> TASK PROMPT
Select and reproduce each line of the listing below that bears the string "this".

[Begin WORKING DATA]

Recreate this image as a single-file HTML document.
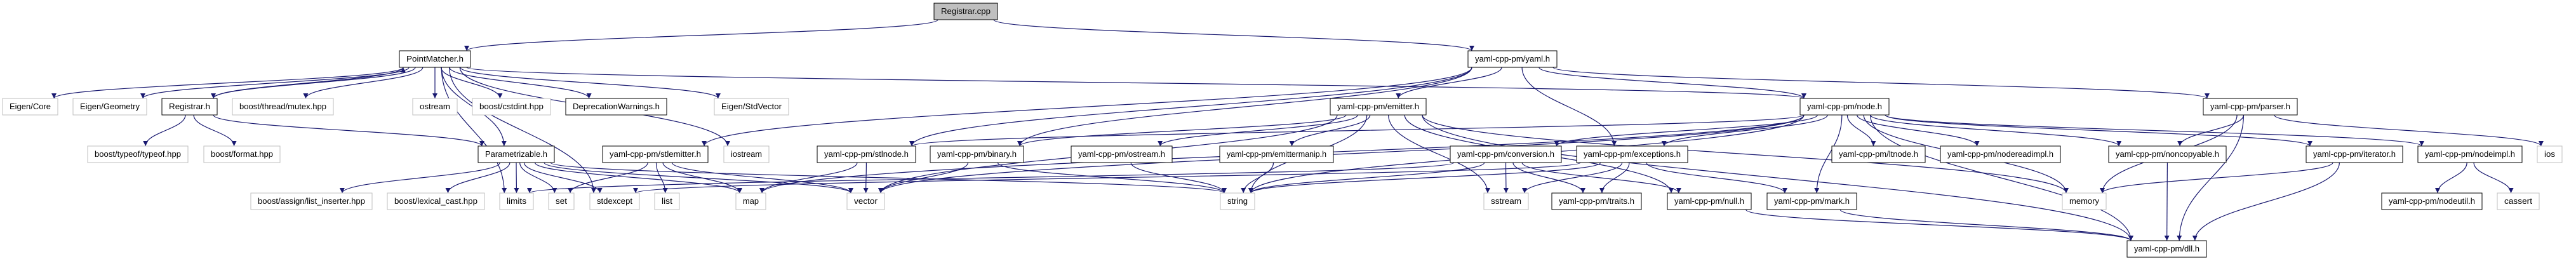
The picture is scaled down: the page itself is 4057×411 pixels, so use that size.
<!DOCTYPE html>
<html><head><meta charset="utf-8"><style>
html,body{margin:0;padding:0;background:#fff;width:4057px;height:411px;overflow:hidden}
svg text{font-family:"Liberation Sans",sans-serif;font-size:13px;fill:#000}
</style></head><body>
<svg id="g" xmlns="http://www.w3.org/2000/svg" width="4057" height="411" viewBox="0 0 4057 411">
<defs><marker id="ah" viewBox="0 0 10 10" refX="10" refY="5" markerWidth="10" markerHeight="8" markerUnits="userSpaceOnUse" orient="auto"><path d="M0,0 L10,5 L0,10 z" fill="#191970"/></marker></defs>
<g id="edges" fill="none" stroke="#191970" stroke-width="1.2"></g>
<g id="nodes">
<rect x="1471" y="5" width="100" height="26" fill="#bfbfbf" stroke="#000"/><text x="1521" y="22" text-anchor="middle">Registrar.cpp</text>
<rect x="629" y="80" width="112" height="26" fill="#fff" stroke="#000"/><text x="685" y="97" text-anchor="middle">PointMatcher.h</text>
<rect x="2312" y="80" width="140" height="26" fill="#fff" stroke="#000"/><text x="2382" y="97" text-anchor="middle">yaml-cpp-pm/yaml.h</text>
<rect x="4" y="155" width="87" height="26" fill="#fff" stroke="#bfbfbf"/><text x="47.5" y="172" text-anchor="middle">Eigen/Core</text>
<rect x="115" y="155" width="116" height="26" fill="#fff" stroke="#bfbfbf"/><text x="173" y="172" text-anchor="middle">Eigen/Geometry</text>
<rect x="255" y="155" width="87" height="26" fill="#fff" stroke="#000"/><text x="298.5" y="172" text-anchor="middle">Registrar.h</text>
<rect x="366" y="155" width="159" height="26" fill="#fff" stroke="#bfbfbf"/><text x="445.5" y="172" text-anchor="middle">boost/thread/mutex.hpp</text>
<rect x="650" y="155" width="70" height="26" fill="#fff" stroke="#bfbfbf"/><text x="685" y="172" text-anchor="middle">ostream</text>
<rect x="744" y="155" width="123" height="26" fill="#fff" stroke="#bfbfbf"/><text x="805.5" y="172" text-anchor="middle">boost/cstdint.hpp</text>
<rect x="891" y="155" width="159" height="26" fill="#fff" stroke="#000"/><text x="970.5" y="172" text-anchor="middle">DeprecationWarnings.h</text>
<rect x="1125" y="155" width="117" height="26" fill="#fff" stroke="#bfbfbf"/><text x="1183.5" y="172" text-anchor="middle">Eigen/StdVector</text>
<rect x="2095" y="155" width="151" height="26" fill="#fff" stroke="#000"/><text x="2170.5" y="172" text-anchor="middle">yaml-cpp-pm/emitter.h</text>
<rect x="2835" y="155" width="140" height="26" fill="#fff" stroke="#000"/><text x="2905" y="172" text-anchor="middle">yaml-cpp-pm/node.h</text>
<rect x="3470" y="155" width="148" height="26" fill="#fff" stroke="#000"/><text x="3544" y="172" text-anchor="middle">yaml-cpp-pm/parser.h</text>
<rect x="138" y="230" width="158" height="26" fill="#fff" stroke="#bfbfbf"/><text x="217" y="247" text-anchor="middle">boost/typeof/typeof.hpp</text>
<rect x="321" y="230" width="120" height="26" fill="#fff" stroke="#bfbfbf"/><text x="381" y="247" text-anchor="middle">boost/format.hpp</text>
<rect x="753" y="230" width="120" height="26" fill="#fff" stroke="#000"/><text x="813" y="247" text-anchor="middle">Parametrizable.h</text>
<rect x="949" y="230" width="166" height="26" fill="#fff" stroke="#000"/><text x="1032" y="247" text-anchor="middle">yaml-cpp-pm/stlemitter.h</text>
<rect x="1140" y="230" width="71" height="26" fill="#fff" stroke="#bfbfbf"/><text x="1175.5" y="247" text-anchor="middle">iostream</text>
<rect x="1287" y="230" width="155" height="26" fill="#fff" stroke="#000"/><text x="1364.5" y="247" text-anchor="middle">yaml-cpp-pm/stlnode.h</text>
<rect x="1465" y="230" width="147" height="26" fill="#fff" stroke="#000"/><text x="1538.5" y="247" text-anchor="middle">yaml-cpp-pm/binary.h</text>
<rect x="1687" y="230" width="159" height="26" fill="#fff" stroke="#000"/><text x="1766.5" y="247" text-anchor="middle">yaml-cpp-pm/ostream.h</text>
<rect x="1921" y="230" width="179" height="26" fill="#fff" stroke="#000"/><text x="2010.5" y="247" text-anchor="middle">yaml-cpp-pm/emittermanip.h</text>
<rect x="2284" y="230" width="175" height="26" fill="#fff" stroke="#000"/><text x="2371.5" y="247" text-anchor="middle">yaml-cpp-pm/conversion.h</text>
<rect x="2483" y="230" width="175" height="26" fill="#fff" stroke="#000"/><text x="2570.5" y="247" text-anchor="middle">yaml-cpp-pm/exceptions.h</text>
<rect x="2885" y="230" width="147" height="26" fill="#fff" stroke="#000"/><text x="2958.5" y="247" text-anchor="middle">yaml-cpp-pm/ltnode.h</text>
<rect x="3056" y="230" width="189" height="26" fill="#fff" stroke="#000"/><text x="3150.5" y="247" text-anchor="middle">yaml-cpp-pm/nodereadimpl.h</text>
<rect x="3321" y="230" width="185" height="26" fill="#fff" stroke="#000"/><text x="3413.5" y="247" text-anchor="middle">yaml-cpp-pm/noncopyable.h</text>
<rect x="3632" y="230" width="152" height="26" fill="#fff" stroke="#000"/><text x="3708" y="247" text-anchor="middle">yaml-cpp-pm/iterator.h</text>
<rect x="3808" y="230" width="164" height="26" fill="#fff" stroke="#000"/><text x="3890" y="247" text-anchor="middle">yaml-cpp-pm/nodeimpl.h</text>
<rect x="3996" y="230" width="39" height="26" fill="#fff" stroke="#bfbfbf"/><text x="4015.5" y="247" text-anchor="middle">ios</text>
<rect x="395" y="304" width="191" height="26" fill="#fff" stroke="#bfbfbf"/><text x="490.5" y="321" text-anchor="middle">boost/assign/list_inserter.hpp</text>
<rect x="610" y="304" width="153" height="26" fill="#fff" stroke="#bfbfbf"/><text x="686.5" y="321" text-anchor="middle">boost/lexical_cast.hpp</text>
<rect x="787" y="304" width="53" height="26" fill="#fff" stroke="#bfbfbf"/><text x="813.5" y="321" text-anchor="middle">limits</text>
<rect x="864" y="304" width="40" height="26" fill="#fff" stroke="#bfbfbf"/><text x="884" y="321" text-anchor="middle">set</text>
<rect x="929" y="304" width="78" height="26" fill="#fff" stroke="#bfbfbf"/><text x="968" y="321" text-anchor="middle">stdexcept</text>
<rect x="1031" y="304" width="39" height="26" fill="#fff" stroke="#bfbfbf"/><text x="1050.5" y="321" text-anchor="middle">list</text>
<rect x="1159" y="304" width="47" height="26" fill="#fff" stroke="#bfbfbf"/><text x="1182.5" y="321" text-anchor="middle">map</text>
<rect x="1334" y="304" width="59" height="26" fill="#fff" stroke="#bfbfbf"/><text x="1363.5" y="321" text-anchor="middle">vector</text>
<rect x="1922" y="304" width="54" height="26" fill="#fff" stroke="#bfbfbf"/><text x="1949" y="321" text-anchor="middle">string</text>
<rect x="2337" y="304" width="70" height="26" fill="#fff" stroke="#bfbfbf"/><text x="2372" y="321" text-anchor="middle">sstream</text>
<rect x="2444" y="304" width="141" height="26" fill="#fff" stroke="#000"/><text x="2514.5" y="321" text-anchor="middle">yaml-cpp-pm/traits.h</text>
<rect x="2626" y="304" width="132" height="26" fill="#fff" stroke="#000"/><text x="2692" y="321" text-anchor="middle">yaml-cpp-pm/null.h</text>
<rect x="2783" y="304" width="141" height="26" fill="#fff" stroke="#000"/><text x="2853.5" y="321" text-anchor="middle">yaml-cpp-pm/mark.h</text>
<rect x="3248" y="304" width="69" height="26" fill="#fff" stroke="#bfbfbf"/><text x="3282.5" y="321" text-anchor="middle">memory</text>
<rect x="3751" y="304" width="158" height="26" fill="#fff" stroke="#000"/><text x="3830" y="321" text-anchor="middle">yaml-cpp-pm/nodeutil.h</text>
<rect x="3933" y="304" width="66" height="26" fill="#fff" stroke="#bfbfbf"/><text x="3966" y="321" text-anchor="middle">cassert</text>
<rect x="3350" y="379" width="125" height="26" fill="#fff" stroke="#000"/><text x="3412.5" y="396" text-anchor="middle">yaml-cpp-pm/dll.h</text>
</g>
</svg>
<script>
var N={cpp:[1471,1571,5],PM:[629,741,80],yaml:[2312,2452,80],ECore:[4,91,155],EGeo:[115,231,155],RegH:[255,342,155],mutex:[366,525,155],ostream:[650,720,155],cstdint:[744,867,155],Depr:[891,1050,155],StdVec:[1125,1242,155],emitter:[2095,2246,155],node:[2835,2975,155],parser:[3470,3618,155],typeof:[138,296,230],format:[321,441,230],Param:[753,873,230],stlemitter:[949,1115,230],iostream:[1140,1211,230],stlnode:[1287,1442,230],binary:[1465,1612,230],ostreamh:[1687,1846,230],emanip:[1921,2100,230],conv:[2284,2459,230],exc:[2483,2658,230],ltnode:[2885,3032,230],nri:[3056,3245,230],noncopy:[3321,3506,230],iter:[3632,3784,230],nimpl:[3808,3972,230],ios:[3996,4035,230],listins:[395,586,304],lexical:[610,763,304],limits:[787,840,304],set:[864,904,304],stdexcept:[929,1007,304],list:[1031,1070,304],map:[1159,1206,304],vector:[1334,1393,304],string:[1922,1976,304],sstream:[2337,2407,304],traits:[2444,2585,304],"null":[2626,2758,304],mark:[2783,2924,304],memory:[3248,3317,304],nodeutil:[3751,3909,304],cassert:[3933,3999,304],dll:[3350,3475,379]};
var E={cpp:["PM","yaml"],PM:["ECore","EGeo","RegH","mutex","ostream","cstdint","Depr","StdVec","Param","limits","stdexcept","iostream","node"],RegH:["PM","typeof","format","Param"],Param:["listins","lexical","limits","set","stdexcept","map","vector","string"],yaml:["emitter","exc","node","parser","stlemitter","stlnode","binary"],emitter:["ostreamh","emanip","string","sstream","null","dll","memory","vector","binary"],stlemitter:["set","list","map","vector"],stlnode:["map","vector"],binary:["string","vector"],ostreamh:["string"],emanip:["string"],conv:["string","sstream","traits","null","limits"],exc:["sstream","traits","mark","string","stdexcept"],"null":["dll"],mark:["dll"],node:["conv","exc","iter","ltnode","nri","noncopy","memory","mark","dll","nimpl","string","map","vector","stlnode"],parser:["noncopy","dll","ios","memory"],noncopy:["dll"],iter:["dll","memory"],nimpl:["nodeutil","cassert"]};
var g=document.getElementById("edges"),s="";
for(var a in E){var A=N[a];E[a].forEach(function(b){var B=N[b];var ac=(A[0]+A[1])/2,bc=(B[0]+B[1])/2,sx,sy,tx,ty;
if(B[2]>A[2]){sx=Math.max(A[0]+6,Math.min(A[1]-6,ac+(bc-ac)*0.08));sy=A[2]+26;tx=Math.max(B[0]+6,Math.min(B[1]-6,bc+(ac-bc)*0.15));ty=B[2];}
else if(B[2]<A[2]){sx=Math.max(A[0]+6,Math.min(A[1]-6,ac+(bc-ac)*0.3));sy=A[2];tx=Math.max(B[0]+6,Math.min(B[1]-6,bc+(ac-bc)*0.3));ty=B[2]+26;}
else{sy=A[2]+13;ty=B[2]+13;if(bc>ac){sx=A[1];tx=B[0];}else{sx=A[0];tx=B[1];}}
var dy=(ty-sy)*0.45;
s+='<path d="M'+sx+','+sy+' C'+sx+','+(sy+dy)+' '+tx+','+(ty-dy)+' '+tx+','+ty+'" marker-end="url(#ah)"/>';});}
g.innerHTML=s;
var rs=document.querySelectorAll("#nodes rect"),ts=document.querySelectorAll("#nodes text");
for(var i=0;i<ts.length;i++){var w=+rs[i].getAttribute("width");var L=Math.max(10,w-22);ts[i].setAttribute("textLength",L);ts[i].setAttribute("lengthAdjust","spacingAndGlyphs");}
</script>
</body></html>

[End WORKING DATA]
[Begin WORKING DATA]

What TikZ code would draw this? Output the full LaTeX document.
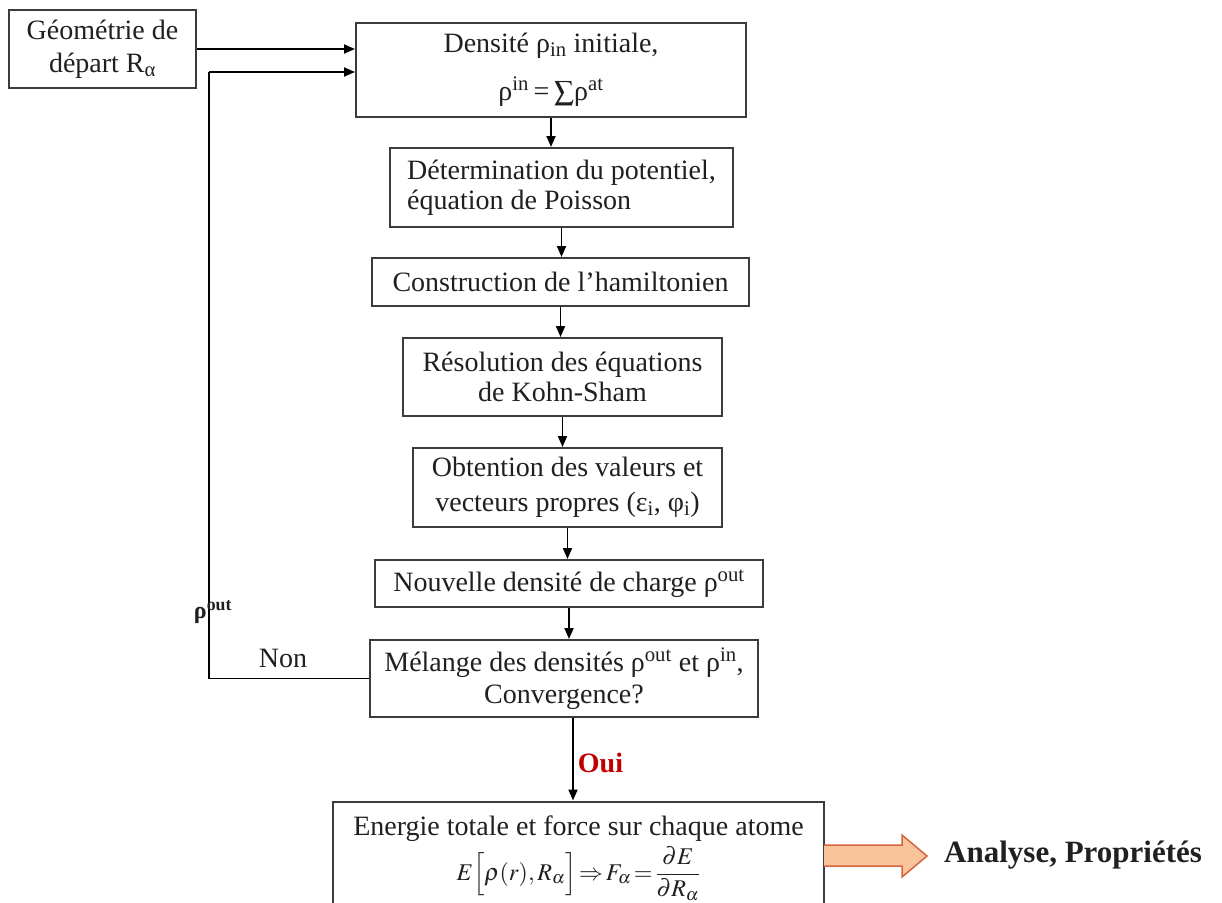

[End WORKING DATA]

> TASK RESULT
Recreate this image as a single-file HTML document.
What TikZ code would draw this? Output the full LaTeX document.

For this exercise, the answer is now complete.